Friday, March 10, 2017

Hotel-Dieu Grace Healthcare cutting nursing jobs, but expects no layoffs

http://windsorstar.com/news/local-news/hotel-dieu-grace-healthcare-cutting-nursing-jobs-but-expects-no-layoffs?utm_campaign=Echobox&utm_medium=Social&utm_source=Twitter

Brian Cross, Windsor Star

The exterior of Hotel-Dieu Grace Healthcare is pictured in this July 2015 file photo. Dax Melmer / Windsor Star
In what it is calling a “course correction,” Hotel-Dieu Grace Healthcare is reducing the ratio of registered nurses to patients on some of its units from one-to-three to one-to-five or one-to-six.
Hospital and union leadership say the quality of care to its patients in its complex continuing care units should not suffer.

And while the change will cause upheaval, the nursing job losses will be small and done through attrition, they say.
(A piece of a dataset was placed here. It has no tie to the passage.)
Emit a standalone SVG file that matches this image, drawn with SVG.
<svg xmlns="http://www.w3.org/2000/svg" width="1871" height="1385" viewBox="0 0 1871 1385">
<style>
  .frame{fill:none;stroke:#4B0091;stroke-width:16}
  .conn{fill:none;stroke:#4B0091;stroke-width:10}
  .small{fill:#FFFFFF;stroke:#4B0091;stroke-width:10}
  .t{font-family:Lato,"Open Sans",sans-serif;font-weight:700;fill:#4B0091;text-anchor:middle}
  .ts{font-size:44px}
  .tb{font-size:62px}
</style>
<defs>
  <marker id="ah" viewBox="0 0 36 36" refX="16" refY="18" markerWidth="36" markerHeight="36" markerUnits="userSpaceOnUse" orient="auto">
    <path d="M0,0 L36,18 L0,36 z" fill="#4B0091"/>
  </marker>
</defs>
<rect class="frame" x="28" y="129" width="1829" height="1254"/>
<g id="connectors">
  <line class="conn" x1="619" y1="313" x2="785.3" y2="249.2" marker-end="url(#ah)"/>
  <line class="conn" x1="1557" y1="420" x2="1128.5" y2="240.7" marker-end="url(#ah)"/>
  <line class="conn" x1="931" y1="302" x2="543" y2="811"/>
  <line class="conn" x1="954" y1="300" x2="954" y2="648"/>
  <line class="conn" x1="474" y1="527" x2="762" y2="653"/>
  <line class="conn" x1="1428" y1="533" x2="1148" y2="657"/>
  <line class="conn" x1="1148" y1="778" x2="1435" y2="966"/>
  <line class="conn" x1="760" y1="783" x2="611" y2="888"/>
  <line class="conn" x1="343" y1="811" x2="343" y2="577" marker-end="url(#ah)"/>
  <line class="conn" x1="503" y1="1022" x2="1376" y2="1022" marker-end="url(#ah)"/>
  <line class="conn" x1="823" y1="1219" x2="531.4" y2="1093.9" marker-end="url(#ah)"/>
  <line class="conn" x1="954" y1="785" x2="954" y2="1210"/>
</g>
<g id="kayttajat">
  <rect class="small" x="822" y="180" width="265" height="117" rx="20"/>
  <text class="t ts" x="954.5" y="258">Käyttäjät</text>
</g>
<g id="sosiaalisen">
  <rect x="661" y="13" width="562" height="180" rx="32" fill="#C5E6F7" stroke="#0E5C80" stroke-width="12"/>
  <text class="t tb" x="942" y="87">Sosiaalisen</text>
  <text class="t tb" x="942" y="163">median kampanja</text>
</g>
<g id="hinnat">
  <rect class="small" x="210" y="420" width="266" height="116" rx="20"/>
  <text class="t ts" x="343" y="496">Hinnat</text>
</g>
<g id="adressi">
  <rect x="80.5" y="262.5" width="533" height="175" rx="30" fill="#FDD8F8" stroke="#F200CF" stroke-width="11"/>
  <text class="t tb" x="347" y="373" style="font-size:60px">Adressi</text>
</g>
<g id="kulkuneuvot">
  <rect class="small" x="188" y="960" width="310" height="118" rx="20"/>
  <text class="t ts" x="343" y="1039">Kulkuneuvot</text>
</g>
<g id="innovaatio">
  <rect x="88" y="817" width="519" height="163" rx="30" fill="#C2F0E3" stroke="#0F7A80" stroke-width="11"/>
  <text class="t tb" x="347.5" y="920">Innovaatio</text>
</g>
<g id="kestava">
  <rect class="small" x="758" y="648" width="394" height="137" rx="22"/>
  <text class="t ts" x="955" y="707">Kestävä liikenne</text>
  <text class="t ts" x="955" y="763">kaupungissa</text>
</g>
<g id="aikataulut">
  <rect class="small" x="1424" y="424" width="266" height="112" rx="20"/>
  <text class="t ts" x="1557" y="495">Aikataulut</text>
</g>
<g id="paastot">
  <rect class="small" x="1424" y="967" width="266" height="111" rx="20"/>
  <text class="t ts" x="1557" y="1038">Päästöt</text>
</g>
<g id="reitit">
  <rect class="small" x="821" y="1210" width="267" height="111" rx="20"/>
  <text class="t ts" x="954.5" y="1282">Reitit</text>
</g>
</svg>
“It will look different, but it will not be poor quality care,” CEO Janice Kaffer said Friday. Staff got news of the changes on Thursday.
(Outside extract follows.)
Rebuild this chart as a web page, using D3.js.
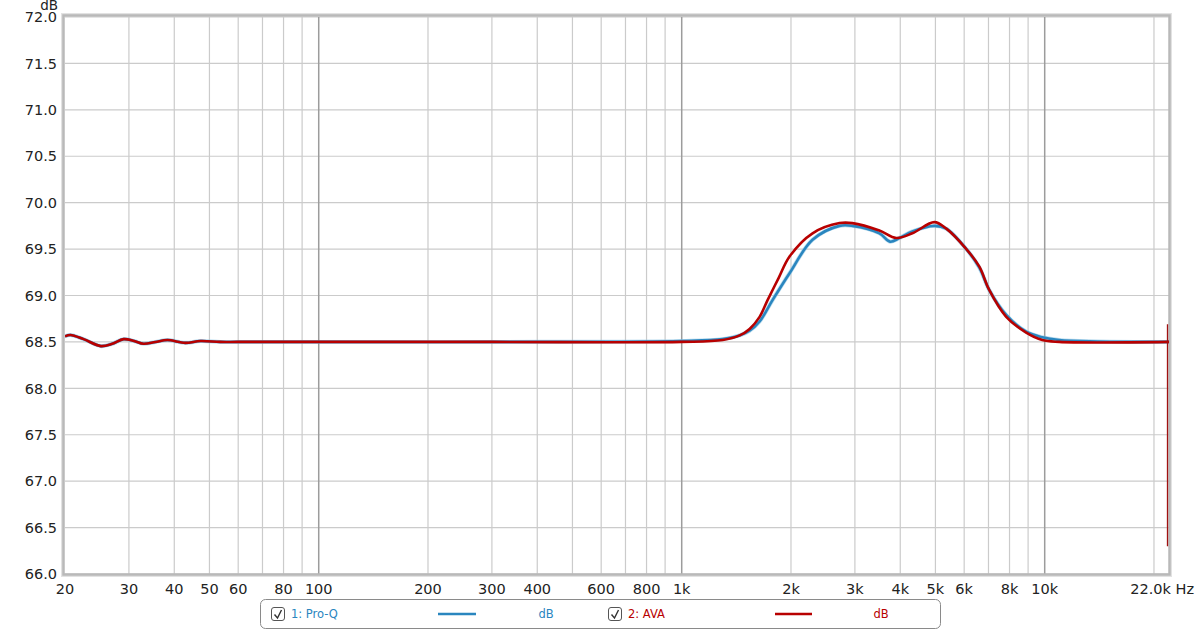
<!DOCTYPE html>
<html><head><meta charset="utf-8">
<script src="https://cdn.jsdelivr.net/npm/d3@7"></script>
<style>
html,body{margin:0;padding:0;background:#fff;}
svg{display:block;font-family:"DejaVu Sans",sans-serif;}
</style></head>
<body><svg id="c" width="1200" height="630"></svg>
<script>
// ---- data ----
const proqFreq = [20,20.7,22.5,25.1,27,29,31,32.9,35.5,38.3,42.9,47.2,53.5,60,100,300,1000,1297,1444,1538,1639,1779,1982,2293,2721,2953,3505,3750,3982,4320,4966,5357,6083,6607,7033,7834,8892,9843,10960,14000,22000];
const proqDb   = [68.56,68.575,68.53,68.455,68.48,68.53,68.51,68.48,68.50,68.52,68.49,68.51,68.50,68.50,68.50,68.50,68.51,68.53,68.57,68.62,68.72,68.95,69.24,69.60,69.75,69.75,69.67,69.58,69.62,69.69,69.75,69.72,69.50,69.30,69.06,68.79,68.61,68.55,68.52,68.505,68.50];
const avaFreq  = [20,20.7,22.5,25.1,27,29,31,32.9,35.5,38.3,42.9,47.2,53.5,60,100,300,1000,1297,1444,1538,1639,1724,1850,1982,2293,2721,2953,3505,3900,4320,4966,5357,6083,6607,7033,7834,8892,9843,10960,22000];
const avaDb    = [68.56,68.575,68.53,68.455,68.48,68.53,68.51,68.48,68.50,68.52,68.49,68.51,68.50,68.50,68.50,68.50,68.50,68.52,68.57,68.64,68.77,68.95,69.19,69.42,69.67,69.78,69.78,69.70,69.62,69.67,69.79,69.72,69.50,69.31,69.06,68.77,68.60,68.52,68.50,68.50];
const avaEndFreq = [22000,22000,22000];
const avaEndDb   = [68.50,68.69,66.30];
const xTickVals   = [20,30,40,50,60,80,100,200,300,400,600,800,1000,2000,3000,4000,5000,6000,8000,10000];
const xTickLabels = ["20","30","40","50","60","80","100","200","300","400","600","800","1k","2k","3k","4k","5k","6k","8k","10k"];
const xGrid = [30,40,50,60,70,80,90,200,300,400,500,600,700,800,900,2000,3000,4000,5000,6000,7000,8000,9000,20000];
const xDecades = [100,1000,10000];
const yTicks = [66.0,66.5,67.0,67.5,68.0,68.5,69.0,69.5,70.0,70.5,71.0,71.5,72.0];
const legendItems = [{name:"1: Pro-Q",unit:"dB",color:"#2a86bf"},{name:"2: AVA",unit:"dB",color:"#b80000"}];

// ---- layout ----
const svg = d3.select("#c");
const L=65, R=1169, T=17, B=574;
const x = d3.scaleLog().domain([20,22000]).range([L,R]);
const y = d3.scaleLinear().domain([66,72]).range([B,T]);

// grid
const g = svg.append("g");
g.selectAll(".hg").data(yTicks).join("line")
  .attr("x1",L).attr("x2",R).attr("y1",d=>y(d)).attr("y2",d=>y(d))
  .attr("stroke","#cbcbcb").attr("stroke-width",1.2);
g.selectAll(".vg").data(xGrid).join("line")
  .attr("x1",d=>x(d)).attr("x2",d=>x(d)).attr("y1",T).attr("y2",B)
  .attr("stroke","#cbcbcb").attr("stroke-width",1.2);
g.selectAll(".vd").data(xDecades).join("line")
  .attr("x1",d=>x(d)).attr("x2",d=>x(d)).attr("y1",T).attr("y2",B)
  .attr("stroke","#9c9c9c").attr("stroke-width",1.5);

// frame
svg.append("rect").attr("x",L-3).attr("y",T-3).attr("width",R-L+5).attr("height",B-T+5)
  .attr("fill","none").attr("stroke","#e2e2e2").attr("stroke-width",2);
svg.append("rect").attr("x",L-1.5).attr("y",T-1.5).attr("width",R-L+2).attr("height",B-T+2)
  .attr("fill","none").attr("stroke","#b9b9b9").attr("stroke-width",2.5);

// clip
svg.append("clipPath").attr("id","clip").append("rect")
  .attr("x",L).attr("y",T-2).attr("width",R-L+1).attr("height",B-T+4);

const line = d3.line().x(d=>x(d[0])).y(d=>y(d[1])).curve(d3.curveCatmullRom.alpha(0.5));
const lines = svg.append("g").attr("clip-path","url(#clip)");
const proq = proqFreq.map((f,i)=>[f,proqDb[i]]);
const ava = avaFreq.map((f,i)=>[f,avaDb[i]]);
lines.append("path").attr("d",line(proq)).attr("fill","none")
  .attr("stroke","#8cc4e4").attr("stroke-width",4).attr("stroke-opacity",0.6);
lines.append("path").attr("d",line(proq)).attr("fill","none")
  .attr("stroke",legendItems[0].color).attr("stroke-width",2.6);
lines.append("path").attr("d",line(ava)).attr("fill","none")
  .attr("stroke",legendItems[1].color).attr("stroke-width",2.6);
const endLine = d3.line().x(d=>x(d[0])-1.5).y(d=>y(d[1]));
svg.append("path").attr("d",endLine(avaEndFreq.map((f,i)=>[f,avaEndDb[i]])))
  .attr("fill","none").attr("stroke","#a01010").attr("stroke-width",1.3);

// y labels
svg.selectAll(".yl").data(yTicks).join("text")
  .attr("x",57).attr("y",d=>y(d)).attr("dy","0.36em").attr("text-anchor","end")
  .attr("font-size","14.5px").attr("fill","#222").text(d=>d.toFixed(1));
svg.append("text").attr("x",58).attr("y",10).attr("text-anchor","end")
  .attr("font-size","13.5px").attr("fill","#222").text("dB");

// x labels
svg.selectAll(".xl").data(xTickVals).join("text")
  .attr("x",d=>x(d)).attr("y",589).attr("dy","0.36em").attr("text-anchor","middle")
  .attr("font-size","14.5px").attr("fill","#222").text((d,i)=>xTickLabels[i]);
svg.append("text").attr("x",1194).attr("y",589).attr("dy","0.36em").attr("text-anchor","end")
  .attr("font-size","14.5px").attr("fill","#222").text("22.0k Hz");

// legend
const lg = svg.append("g");
lg.append("rect").attr("x",260.5).attr("y",599.5).attr("width",680).attr("height",29)
  .attr("rx",5).attr("fill","#fff").attr("stroke","#8a8a8a").attr("stroke-width",1);
const lx = [{cb:271,txt:291,l1:438,l2:476,u:546},{cb:608,txt:628,l1:775,l2:812,u:881}];
legendItems.forEach((it,i)=>{
  const p = lx[i];
  lg.append("rect").attr("x",p.cb+0.5).attr("y",607.5).attr("width",13).attr("height",13)
    .attr("rx",2.5).attr("fill","#fff").attr("stroke","#555").attr("stroke-width",1);
  lg.append("path").attr("d",`M${p.cb+3.5},${614.5} L${p.cb+6.5},${618} L${p.cb+10.5},${610}`)
    .attr("fill","none").attr("stroke","#333").attr("stroke-width",1.4);
  lg.append("text").attr("x",p.txt).attr("y",614).attr("dy","0.36em")
    .attr("font-size","11.5px").attr("fill",it.color).text(it.name);
  lg.append("line").attr("x1",p.l1).attr("x2",p.l2).attr("y1",614).attr("y2",614)
    .attr("stroke",it.color).attr("stroke-width",2.4);
  lg.append("text").attr("x",p.u).attr("y",614).attr("dy","0.36em").attr("text-anchor","middle")
    .attr("font-size","11.5px").attr("fill",it.color).text(it.unit);
});
</script></body></html>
Acknowledging that some of her members are upset, Jo-dee Brown, president of the hospital’s Ontario Nurses’ Association unit, said the complex continuing care units in Hotel-Dieu Grace’s Emara Centre For Healthy Aging and Mobility are “generously staffed” — a situation inherited from when Windsor Regional Hospital ran the campus.

“Maybe if you’ve been coming to work for 20 years and been that extra pair of hands, and now all of a sudden you’re not going to be that extra pair of hands, maybe that isn’t palatable. I get that,” said Brown, who has about 171 active members.

“I guess it’s time for reflection for the individual. Do they want to pull up their socks and earn their money in a different way, or do they want to leave?”

Kaffer, who is a nurse, said that current one-to-three ratio is better coverage than at many acute care hospitals.

A realignment in 2013 saw the city’s two hospitals trade locations and change their roles. Windsor Regional became the acute care hospital at two campuses. Hotel-Dieu Grace became the non-acute hospital at the Tayfour campus on Prince Road, typically taking care of patients for weeks and months as they recover from major illnesses or go through end-of-life stages in palliative care.
When there are few patients on a unit, the nurse-to-patient ratio can be as low as one-to-one or one-to-two, Kaffer said.

There are also registered nurses who aren’t assigned patients. Instead, these more highly skilled RNs spend their shifts assisting registered practical nurses with tasks RPNs could be doing. As part of this staffing change, RPNs are getting extra training so they can work “their full scope of practice,” Kaffer said.

She said there will be reductions in the numbers of both RPNs and RNs. The numbers haven’t been revealed yet to staff but she said it will be much less than a 10 per cent cut, and should be handled by early retirement packages.

“It does change the workload, appropriately so,” said Kaffer, adding that the change will be made gradually over the next six to 12 months, to ensure there’s no decline in quality of care. “It’s what I’m calling a course correction.”

Brown said the union will learn more details about the staff changes at a meeting with management on Wednesday. But she’s been assured no one will be going out the door involuntarily.

“I’m not happy with it either, but fiscal responsibility and reality is something we have to live with and I believe that the employer has handled this in the most fiscally responsible way they can right now,” she said.